The Modern Day story starts out with a factory owner whose wife falls in with Uplifters (dour old women who, no longer being attractive to men, go around improving people's moral lives by taking away everything the enjoy -- it's not a subtle movie), so the factory owner starts underwriting the charitable activities so much that he has to cut wages by 10%. Then there's a worker's strike, a lot of workers get shot, and everybody moves to a new city. The Virtuous Girl (called "Dear One" here) has a baby but the father gets framed by the mob and while he's in jail the Uplifters take the baby -- it's all very melodramatic. It has a happy ending in which the father is saved from the gallows after a scene in which a car races a train. This part was released separately, as The Mother and the Law, because there's no sense letting a perfectly good melodrama go to waste.

If you look around the world of movie reviewers, you will see things like "Many reviewers and film historians consider [Intolerance] the greatest film of the silent era." I think that's crazy. It's nowhere as good as even Wings, let alone The General. And does City Lights count as the Silent Era? In my opinion, this is people who are A) dazzled by the sweeping epic-ness (and it is an impressive achievement), and B) looking for a D.W. Griffith movie that they can praise without feeling gross like when you mention Birth of a Nation. Just because it was expensive and features intercutting doesn't make it great. For one thing, the intercutting doesn't help; it's at the expense of all the stories.
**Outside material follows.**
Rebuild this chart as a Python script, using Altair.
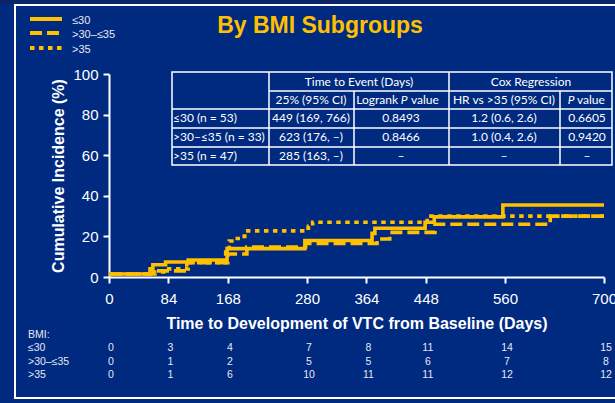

The real killer is that although Intolerance acts like a morally instructive film, I can't really tell what point it's trying to make. Yes, about half the title cards include the word "intolerance" in various forms (for example, the guy in the Modern Story gets "intolerated into jail"), but . . . what? The Babylon story isn't about intolerance; it's about Babylon being attacked. The Jesus story isn't really about anything, since I don't remember a scene between Water-into-Wine and Pontius Pilate. The France story is sort of about Catholics vs. Huguenots, I guess, and the Modern story is vaguely about uptight do-gooders, but it doesn't hang together.

The Babylon story was released separately as The Fall of Babylon in 1919. Unfortunately, it's not available, so you might have to watch the three-hour version. Well, you don't have to. If you want to give it a shot, you have my permission to read a book or something when the non-Babylon parts are happening. No one will know.